Sunday, 21 February 2016

Tasting Notes: English Ales with Brettanomyces

Here are some short tasting notes about some of the British stock ales I made last year.  I've made links to the original posts, which included recipe details and historical background.  All three were aged with brettanomyces clausenii.

As you can see, I've decided to stop using the appearance/aroma/taste etc. breakdown for tasting notes, since I don't find it a very natural way to write or think about my beers.  In future I'll be writing down my own overall impressions, but also including any notes I get from friends/fellow homebrewers/competition judges.


Based loosely on recipes for nineteenth century IPAs.  For a long time (i.e. the better part of a year) this beer was almost undrinkable.  The combination of massive amounts of hops with elevated sulfate levels gave it a rough and soapy bitterness that was not at all pleasant.  I was worried it was never going to turn a corner, but I'm happy to say that its really come together in the past few months, to the point where I'd say it is probably one of my favourite homebrews I've made.  That's not to say its not still incredibly bitter, because it is, but the edges are much smoother and the soapiness has becoming a more subdued minerality.  Combine that with a soft, barnyard funk from the brettanomyces, and the overall impression is something like a cross between De Ranke XX Bitter and Orval.

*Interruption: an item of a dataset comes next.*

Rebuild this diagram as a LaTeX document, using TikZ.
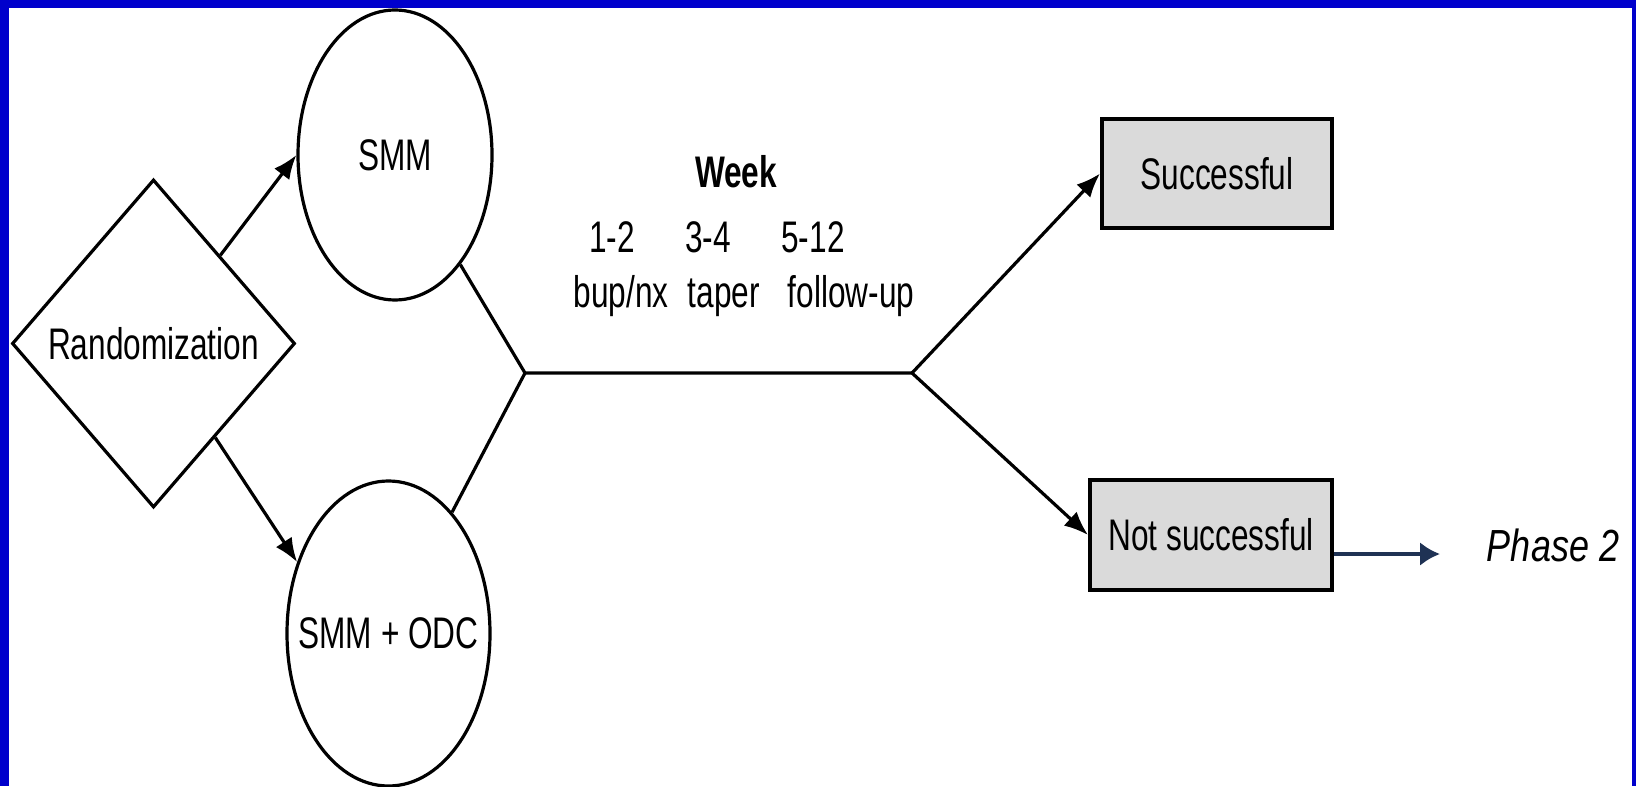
\documentclass[tikz,border=0pt]{standalone}
\usepackage{fontspec}
\setmainfont{Liberation Sans}
\usetikzlibrary{positioning,shapes.geometric,arrows.meta}
\definecolor{frameblue}{RGB}{0,0,204}
\definecolor{boxgray}{RGB}{218,218,218}
\definecolor{arrownavy}{RGB}{31,50,84}
\newcommand{\tall}[2][1.4]{\scalebox{1}[#1]{#2}}

\begin{document}
\begin{tikzpicture}[x=0.5pt, y=-0.5pt,
    every node/.style={font=\fontsize{15.8pt}{19pt}\selectfont, inner sep=0pt},
    outline/.style={draw, line width=1.6pt},
    oval/.style={outline, ellipse},
    result/.style={draw, line width=2pt, fill=boxgray, rectangle},
    arr/.style={line width=1.6pt, -{Latex[length=12pt, width=9.5pt]}},
    link/.style={line width=1.6pt, line join=round}]

      % frame
      \useasboundingbox (0,0) rectangle (1636,786);
      \fill [white] (0,0) rectangle (1636,786);
      \fill [frameblue] (0,0) rectangle (1636,8);
      \fill [frameblue] (0,0) rectangle (9,786);
      \fill [frameblue] (1632,0) rectangle (1636,786);

      \node [outline, diamond, minimum width=141.5pt, minimum height=164pt] at (153.5,343.5) (rand) {\tall{Randomization}};
      \node [oval, minimum width=97pt, minimum height=145pt, label=center:\tall{SMM}] at (395,155) (smm) {};
      \node [oval, minimum width=101.5pt, minimum height=152.5pt, label=center:\tall{SMM + ODC}] at (388.5,633.5) (smmodc) {};

      \node [result, minimum width=115pt, minimum height=54.5pt] at (1217,173.5) (succ) {\tall{Successful}};
      \node [result, minimum width=121pt, minimum height=55pt] at (1211,535) (nsucc) {\tall{Not successful}};
      \node [anchor=base, font=\fontsize{18pt}{22pt}\selectfont] at (1553,561) (phase) {\tall[1.25]{\textit{Phase 2}}};

      % week labels
      \node [anchor=base] at (736,188) (week) {\tall{\textbf{Week}}};
      \node [anchor=base] at (612,252) (wk1) {\tall{1-2}};
      \node [anchor=base] at (708,252) (wk2) {\tall{3-4}};
      \node [anchor=base] at (813,252) (wk3) {\tall{5-12}};
      \node [anchor=base] at (621,307) (bup) {\tall{bup/nx}};
      \node [anchor=base] at (724,307) (taper) {\tall{taper}};
      \node [anchor=base] at (851,307) (follow) {\tall{follow-up}};

      \coordinate (jl) at (525,373);
      \coordinate (jr) at (912,373);
      \coordinate (p2end) at (1440,554);

      \draw [arr] (rand) -- (smm.west);
      \draw [arr] (rand) -- (smmodc.142);
      \draw [link] (smm) -- (jl) -- (jr);
      \draw [link] (smmodc) -- (jl);
      \draw [arr] (jr) -- (succ.west);
      \draw [arr] (jr) -- (nsucc.west);
      \draw [arrownavy, line width=2pt, -{Latex[length=10pt, width=12pt]}] (nsucc.east |- p2end) -- (p2end);
    \end{tikzpicture}
\end{document}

I find the brettanomyces aromas quite pleasant, and I'm usually quite leery of beers that have a lot of brett-related phenolics. On sipping, the beer is sweet for a second but then bitterness and minerality wash over your tongue.  Its very dry, but with same slightly fuller mouthfeel as De Ranke, which I associate with the use of large volumes of hops.  I am excited about this beer, but I can imagine that it wouldn't be to a lot of people's tastes (which is fine by me, because I don't have many bottles and I don't plan on sharing them).  I will be making another batch for next year, and also trying similar hopping-rates and extended ageing in a beer fermented with saison yeast.

Stock Ale

This was based on an 1887 recipe for Fullers XXK in Ron Pattinson's book.  Its been in bottles for a while now, but I haven't been enjoying the beer very much at all, though I can't point to any glaring flaws.  The aroma is interesting: a mix of shoe leather, some plastic, cherries or maybe even a bit of strawberry.  I can see the whole thing becoming increasingly sherry-like as it ages, as it has that slightly sweet oxidative character.  The taste is very slightly tart, and a bit astringent, with some alcohol warmth as it goes down and around the sides of the tongue.  I think the biggest problem is that the mouthfeel is a little thin, which means that the mid-palate is really lacking.  I can see this beer being a great way to add a bit of complexity to a younger, more full-bodied beer, but by itself it is a little insipid.  I didn't finish my glass, which at least meant it was still around for me to take another photo next morning when the light gave a better indication of its colour.

Stale Porter

This beer was also based loosely on a recipe from Ron's book, this time for an 1831 Keeping Porter.  I wrote some earlier tasting notes here.  Since then, the beer has smoothed out quite a bit.  By itself it is slightly tart and vinous, with aromas of berries, bread, and chocolate.  Quite unique.  The body is thin, which again makes the beer by itself underwhelming, but where it really shines is in blending at serving with a younger, fuller beer.  I blended the last few centimetres in my glass with an imperial brown porter brewed by a fellow homebrewer, where it provided a light and tingling acidity that completely changed the finish of the bigger beer.  In a side by side comparison, it was also surprisingly noticeable in the aroma.  From now on I'll be drinking most of this in blends made at serving.  The small 187ml bottles are great for that purpose, I just need to find time to brew a Running Porter for the blending.